EXERCISE REQUIREMENTS:
Once the pictures are set aside, transcribe the remaining data exactly.

***

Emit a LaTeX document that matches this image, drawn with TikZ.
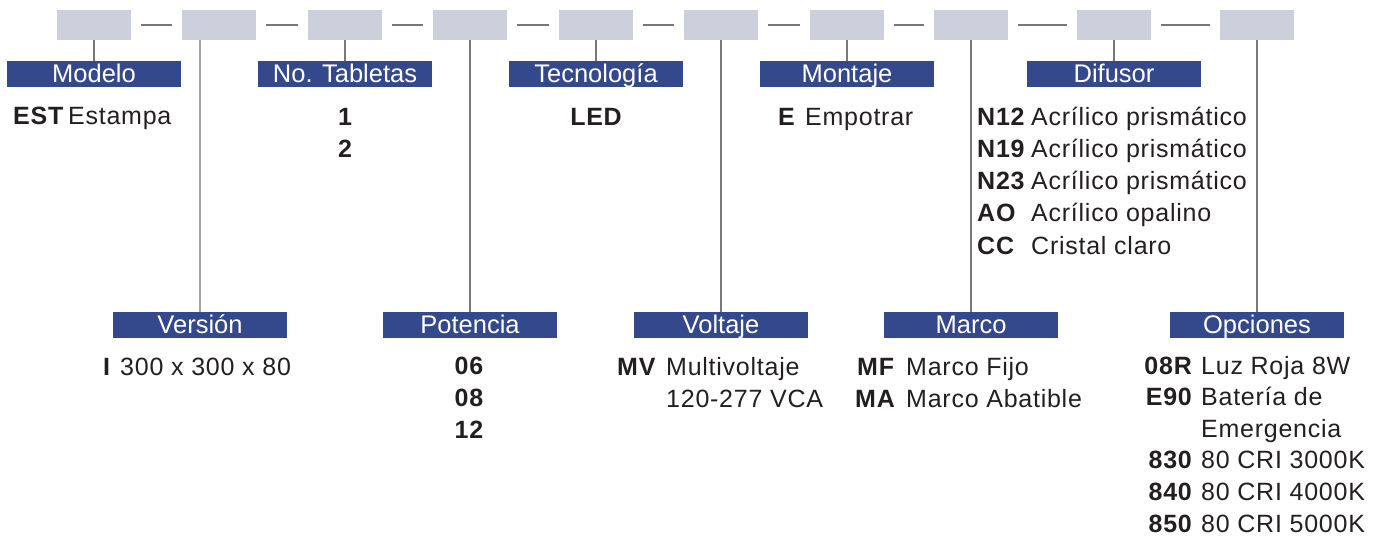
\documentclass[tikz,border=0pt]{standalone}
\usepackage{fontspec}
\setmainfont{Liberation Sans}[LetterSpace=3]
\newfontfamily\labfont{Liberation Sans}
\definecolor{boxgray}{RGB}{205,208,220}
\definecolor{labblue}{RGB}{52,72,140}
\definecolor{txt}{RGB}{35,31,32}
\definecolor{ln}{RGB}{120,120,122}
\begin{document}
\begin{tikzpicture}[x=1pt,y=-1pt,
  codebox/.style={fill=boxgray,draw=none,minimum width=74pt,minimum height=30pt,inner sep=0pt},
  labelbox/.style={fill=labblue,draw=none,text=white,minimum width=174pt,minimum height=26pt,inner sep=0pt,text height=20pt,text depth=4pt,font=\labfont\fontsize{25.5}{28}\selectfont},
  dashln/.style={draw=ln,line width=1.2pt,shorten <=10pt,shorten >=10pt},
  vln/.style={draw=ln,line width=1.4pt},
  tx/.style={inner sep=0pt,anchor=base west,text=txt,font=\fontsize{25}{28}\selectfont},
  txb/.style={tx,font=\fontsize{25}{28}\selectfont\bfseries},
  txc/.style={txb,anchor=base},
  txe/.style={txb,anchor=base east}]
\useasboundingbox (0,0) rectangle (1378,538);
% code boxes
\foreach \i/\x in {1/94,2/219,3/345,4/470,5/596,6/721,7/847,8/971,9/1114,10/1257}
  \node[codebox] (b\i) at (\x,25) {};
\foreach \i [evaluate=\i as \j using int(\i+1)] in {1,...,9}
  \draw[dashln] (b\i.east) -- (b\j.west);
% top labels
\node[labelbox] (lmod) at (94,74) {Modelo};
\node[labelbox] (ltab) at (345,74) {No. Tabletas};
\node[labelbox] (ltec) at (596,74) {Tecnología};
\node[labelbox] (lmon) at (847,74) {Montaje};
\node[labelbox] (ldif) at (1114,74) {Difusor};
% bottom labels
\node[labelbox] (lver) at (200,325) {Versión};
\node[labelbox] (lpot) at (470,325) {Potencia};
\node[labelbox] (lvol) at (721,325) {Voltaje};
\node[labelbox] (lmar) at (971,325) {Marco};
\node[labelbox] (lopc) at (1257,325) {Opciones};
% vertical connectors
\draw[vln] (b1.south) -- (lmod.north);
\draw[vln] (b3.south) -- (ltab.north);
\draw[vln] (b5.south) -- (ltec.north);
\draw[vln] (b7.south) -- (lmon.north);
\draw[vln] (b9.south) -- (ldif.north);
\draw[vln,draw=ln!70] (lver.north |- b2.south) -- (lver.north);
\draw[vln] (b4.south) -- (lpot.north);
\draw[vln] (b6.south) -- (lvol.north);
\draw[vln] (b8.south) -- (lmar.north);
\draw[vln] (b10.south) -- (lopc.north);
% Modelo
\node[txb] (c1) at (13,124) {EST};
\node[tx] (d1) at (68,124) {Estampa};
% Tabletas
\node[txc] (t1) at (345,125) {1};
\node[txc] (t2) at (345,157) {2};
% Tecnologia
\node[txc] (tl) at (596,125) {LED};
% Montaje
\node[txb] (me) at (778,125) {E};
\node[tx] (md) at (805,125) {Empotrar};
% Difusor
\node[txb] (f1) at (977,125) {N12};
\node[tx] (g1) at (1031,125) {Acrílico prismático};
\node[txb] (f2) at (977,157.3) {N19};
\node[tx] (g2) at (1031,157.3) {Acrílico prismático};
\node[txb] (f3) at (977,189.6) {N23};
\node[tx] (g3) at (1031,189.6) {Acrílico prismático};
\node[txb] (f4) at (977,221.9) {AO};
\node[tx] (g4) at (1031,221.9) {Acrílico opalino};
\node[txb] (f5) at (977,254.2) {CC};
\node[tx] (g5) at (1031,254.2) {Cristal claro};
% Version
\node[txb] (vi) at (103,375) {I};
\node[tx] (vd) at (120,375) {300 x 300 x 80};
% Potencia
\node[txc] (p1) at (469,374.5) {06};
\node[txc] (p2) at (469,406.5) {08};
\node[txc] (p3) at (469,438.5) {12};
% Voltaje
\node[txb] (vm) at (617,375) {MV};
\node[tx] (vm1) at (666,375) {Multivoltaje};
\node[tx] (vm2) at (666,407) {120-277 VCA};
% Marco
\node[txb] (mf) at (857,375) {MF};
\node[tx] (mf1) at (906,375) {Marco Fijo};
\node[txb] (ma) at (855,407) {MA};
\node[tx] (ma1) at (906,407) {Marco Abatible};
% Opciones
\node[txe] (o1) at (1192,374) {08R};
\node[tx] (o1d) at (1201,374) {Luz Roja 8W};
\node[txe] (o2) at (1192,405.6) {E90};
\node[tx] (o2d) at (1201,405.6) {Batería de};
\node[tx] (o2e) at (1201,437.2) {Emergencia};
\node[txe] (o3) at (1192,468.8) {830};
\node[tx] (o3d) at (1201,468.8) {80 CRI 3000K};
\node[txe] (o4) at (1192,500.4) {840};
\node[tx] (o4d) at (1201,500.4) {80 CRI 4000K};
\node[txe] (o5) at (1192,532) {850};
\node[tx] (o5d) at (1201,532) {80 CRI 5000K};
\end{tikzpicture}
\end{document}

***

RESPONSE TO THE EXERCISE:
Emit a LaTeX document that matches this image, drawn with TikZ.
\documentclass[tikz,border=0pt]{standalone}
\usepackage{fontspec}
\setmainfont{Liberation Sans}[LetterSpace=3]
\newfontfamily\labfont{Liberation Sans}
\definecolor{boxgray}{RGB}{205,208,220}
\definecolor{labblue}{RGB}{52,72,140}
\definecolor{txt}{RGB}{35,31,32}
\definecolor{ln}{RGB}{120,120,122}
\begin{document}
\begin{tikzpicture}[x=1pt,y=-1pt,
  codebox/.style={fill=boxgray,draw=none,minimum width=74pt,minimum height=30pt,inner sep=0pt},
  labelbox/.style={fill=labblue,draw=none,text=white,minimum width=174pt,minimum height=26pt,inner sep=0pt,text height=20pt,text depth=4pt,font=\labfont\fontsize{25.5}{28}\selectfont},
  dashln/.style={draw=ln,line width=1.2pt,shorten <=10pt,shorten >=10pt},
  vln/.style={draw=ln,line width=1.4pt},
  tx/.style={inner sep=0pt,anchor=base west,text=txt,font=\fontsize{25}{28}\selectfont},
  txb/.style={tx,font=\fontsize{25}{28}\selectfont\bfseries},
  txc/.style={txb,anchor=base},
  txe/.style={txb,anchor=base east}]
\useasboundingbox (0,0) rectangle (1378,538);
% code boxes
\foreach \i/\x in {1/94,2/219,3/345,4/470,5/596,6/721,7/847,8/971,9/1114,10/1257}
  \node[codebox] (b\i) at (\x,25) {};
\foreach \i [evaluate=\i as \j using int(\i+1)] in {1,...,9}
  \draw[dashln] (b\i.east) -- (b\j.west);
% top labels
\node[labelbox] (lmod) at (94,74) {Modelo};
\node[labelbox] (ltab) at (345,74) {No. Tabletas};
\node[labelbox] (ltec) at (596,74) {Tecnología};
\node[labelbox] (lmon) at (847,74) {Montaje};
\node[labelbox] (ldif) at (1114,74) {Difusor};
% bottom labels
\node[labelbox] (lver) at (200,325) {Versión};
\node[labelbox] (lpot) at (470,325) {Potencia};
\node[labelbox] (lvol) at (721,325) {Voltaje};
\node[labelbox] (lmar) at (971,325) {Marco};
\node[labelbox] (lopc) at (1257,325) {Opciones};
% vertical connectors
\draw[vln] (b1.south) -- (lmod.north);
\draw[vln] (b3.south) -- (ltab.north);
\draw[vln] (b5.south) -- (ltec.north);
\draw[vln] (b7.south) -- (lmon.north);
\draw[vln] (b9.south) -- (ldif.north);
\draw[vln,draw=ln!70] (lver.north |- b2.south) -- (lver.north);
\draw[vln] (b4.south) -- (lpot.north);
\draw[vln] (b6.south) -- (lvol.north);
\draw[vln] (b8.south) -- (lmar.north);
\draw[vln] (b10.south) -- (lopc.north);
% Modelo
\node[txb] (c1) at (13,124) {EST};
\node[tx] (d1) at (68,124) {Estampa};
% Tabletas
\node[txc] (t1) at (345,125) {1};
\node[txc] (t2) at (345,157) {2};
% Tecnologia
\node[txc] (tl) at (596,125) {LED};
% Montaje
\node[txb] (me) at (778,125) {E};
\node[tx] (md) at (805,125) {Empotrar};
% Difusor
\node[txb] (f1) at (977,125) {N12};
\node[tx] (g1) at (1031,125) {Acrílico prismático};
\node[txb] (f2) at (977,157.3) {N19};
\node[tx] (g2) at (1031,157.3) {Acrílico prismático};
\node[txb] (f3) at (977,189.6) {N23};
\node[tx] (g3) at (1031,189.6) {Acrílico prismático};
\node[txb] (f4) at (977,221.9) {AO};
\node[tx] (g4) at (1031,221.9) {Acrílico opalino};
\node[txb] (f5) at (977,254.2) {CC};
\node[tx] (g5) at (1031,254.2) {Cristal claro};
% Version
\node[txb] (vi) at (103,375) {I};
\node[tx] (vd) at (120,375) {300 x 300 x 80};
% Potencia
\node[txc] (p1) at (469,374.5) {06};
\node[txc] (p2) at (469,406.5) {08};
\node[txc] (p3) at (469,438.5) {12};
% Voltaje
\node[txb] (vm) at (617,375) {MV};
\node[tx] (vm1) at (666,375) {Multivoltaje};
\node[tx] (vm2) at (666,407) {120-277 VCA};
% Marco
\node[txb] (mf) at (857,375) {MF};
\node[tx] (mf1) at (906,375) {Marco Fijo};
\node[txb] (ma) at (855,407) {MA};
\node[tx] (ma1) at (906,407) {Marco Abatible};
% Opciones
\node[txe] (o1) at (1192,374) {08R};
\node[tx] (o1d) at (1201,374) {Luz Roja 8W};
\node[txe] (o2) at (1192,405.6) {E90};
\node[tx] (o2d) at (1201,405.6) {Batería de};
\node[tx] (o2e) at (1201,437.2) {Emergencia};
\node[txe] (o3) at (1192,468.8) {830};
\node[tx] (o3d) at (1201,468.8) {80 CRI 3000K};
\node[txe] (o4) at (1192,500.4) {840};
\node[tx] (o4d) at (1201,500.4) {80 CRI 4000K};
\node[txe] (o5) at (1192,532) {850};
\node[tx] (o5d) at (1201,532) {80 CRI 5000K};
\end{tikzpicture}
\end{document}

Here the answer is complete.